Born in Germany in the late 1810s, Charles Seip was a butcher who settled in the United States in 1845. Soon after crossing the Atlantic, Seip took up residence in Chillicothe; he soon began operating a butcher shop on Allen Avenue, married, and became prosperous. As his business grew, Seip expanded into downtown premises and began to purchase farms in the Chillicothe vicinity in order to supply more animals for his business.

By the 1890s, Seip's son John had persuaded his father to erect a large house on the site of his original butcher shop. The resulting building took four years to complete, being started in 1895 and completed in 1898. A two-and-a-half story building, designed by John Cook, it is a brick building that sits on a sandstone foundation; its roof, covered with slates, is a hip roof that rises to the center of the house.
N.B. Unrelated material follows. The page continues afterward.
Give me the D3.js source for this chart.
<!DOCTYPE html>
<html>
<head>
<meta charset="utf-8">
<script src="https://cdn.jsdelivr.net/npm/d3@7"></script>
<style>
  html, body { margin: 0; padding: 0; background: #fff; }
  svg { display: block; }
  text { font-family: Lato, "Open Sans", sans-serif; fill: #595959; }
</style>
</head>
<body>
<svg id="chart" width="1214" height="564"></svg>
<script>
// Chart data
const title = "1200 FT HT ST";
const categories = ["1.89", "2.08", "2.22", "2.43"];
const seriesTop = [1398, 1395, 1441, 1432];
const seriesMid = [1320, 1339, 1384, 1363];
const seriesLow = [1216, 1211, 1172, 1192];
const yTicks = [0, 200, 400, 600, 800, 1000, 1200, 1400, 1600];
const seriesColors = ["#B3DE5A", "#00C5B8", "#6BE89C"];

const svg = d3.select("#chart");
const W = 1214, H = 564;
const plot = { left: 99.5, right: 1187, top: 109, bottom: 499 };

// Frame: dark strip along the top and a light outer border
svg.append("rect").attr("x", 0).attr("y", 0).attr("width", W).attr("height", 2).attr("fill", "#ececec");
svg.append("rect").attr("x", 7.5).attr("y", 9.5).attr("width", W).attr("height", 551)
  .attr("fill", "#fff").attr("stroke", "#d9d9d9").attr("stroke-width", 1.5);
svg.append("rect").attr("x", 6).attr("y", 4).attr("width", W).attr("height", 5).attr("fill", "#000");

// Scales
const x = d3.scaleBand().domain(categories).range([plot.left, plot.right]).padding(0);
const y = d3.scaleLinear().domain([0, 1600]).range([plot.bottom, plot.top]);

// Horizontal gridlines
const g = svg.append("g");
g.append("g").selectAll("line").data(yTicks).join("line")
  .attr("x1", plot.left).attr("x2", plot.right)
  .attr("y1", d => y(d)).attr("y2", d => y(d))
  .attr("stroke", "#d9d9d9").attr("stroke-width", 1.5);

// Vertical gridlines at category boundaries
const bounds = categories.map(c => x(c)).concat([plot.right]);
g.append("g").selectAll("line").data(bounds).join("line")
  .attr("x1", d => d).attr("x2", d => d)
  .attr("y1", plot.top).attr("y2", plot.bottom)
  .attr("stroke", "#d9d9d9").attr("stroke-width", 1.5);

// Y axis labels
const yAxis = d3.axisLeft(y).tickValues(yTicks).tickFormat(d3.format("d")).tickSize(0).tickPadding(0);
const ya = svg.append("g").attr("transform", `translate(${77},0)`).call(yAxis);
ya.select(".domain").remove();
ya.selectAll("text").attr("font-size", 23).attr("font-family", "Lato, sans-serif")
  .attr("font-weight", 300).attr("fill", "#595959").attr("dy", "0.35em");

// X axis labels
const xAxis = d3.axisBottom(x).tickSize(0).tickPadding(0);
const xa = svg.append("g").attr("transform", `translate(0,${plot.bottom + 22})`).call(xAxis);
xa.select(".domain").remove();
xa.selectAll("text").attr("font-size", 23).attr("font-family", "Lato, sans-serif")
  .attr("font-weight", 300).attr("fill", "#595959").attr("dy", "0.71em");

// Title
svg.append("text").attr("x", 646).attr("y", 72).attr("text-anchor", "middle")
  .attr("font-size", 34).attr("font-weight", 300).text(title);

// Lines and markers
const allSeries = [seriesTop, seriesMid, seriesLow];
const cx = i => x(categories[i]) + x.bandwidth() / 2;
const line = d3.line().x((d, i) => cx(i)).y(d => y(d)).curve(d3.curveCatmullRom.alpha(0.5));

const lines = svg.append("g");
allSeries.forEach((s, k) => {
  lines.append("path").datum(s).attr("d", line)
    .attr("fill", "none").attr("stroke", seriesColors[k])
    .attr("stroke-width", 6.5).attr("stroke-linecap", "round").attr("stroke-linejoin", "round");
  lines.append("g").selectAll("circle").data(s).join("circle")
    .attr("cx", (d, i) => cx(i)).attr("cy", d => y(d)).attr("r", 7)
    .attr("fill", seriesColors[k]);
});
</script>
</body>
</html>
At his death in 1902, Seip owned some of the leading properties in Ross County. His house was one of the most prominent Queen Anne homes in Chillicothe, and he owned seven different farms in the region. Since that time, the house has changed hands; in 1955, the Ohio Department of Natural Resources purchased the house and converted it into offices for its regional forestry headquarters. In recognition of its historic architecture, the house was listed on the National Register of Historic Places in 1981.